6月から、仕事での外出は少しずつ再開した。自宅でできる仕事の日は外出を控えているので、電車に乗るのは週に2日程。私はその日を心待ちにしている。電車に乗った日は、不思議なことにアイデアがいろいろと思いつくから。仕事の解決策から、なんとなく気になっていた家の片付けについての妙案まで、電車の中で「あ、そっか。やってみよう。」と思う瞬間が幾度となくやってくる。他の場所では、その瞬間が訪れることはほとんどない。

思い返せば、子供の頃から電車に乗るのが好きだった。それが何故かなんて、考えたこともなかったけれど。両親や姉は圧倒的に車派で、家族での外出はいつも車。他人に侵されることのない、心地良い空間は子供を持つ親にとって他には代え難いものであることを、今なら理解できる。でも幼い私は、後部座席からの景色がとても退屈に感じた。それに高速道路を走る車は、なんだか早すぎて大人になった今でもやや緊張してしまう。(飛行機に至っては、言うまでもなく苦手である。)

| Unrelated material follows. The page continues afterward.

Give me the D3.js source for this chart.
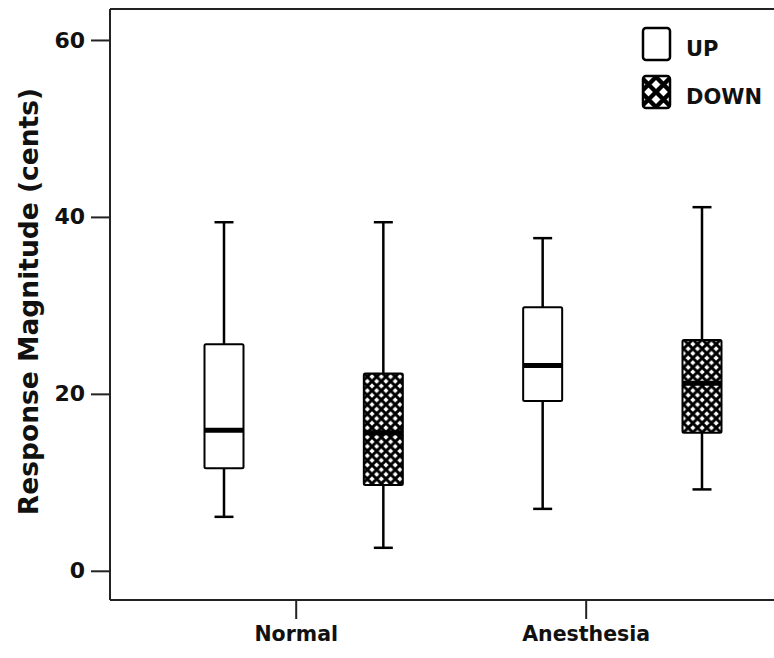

まさに”個人的な感覚”としか言いようが無いのだけれど、私にとっては電車の揺れや車窓からの風景が、日常と非日常の間をたゆたうスイッチを押すような気がする。日常と非日常を行きつ戻りつしているうちに、心や頭がリフレッシュするのかもしれない。新幹線や寝台列車に乗って、遠くへ旅をする時間が持てるのは、いつになるだろうか。その日が来るまで、週に2日・片道1時間の旅を味わい尽くして過ごそう。どうか、このささやかな旅すら叶わなくなる局面が再び来ませんように。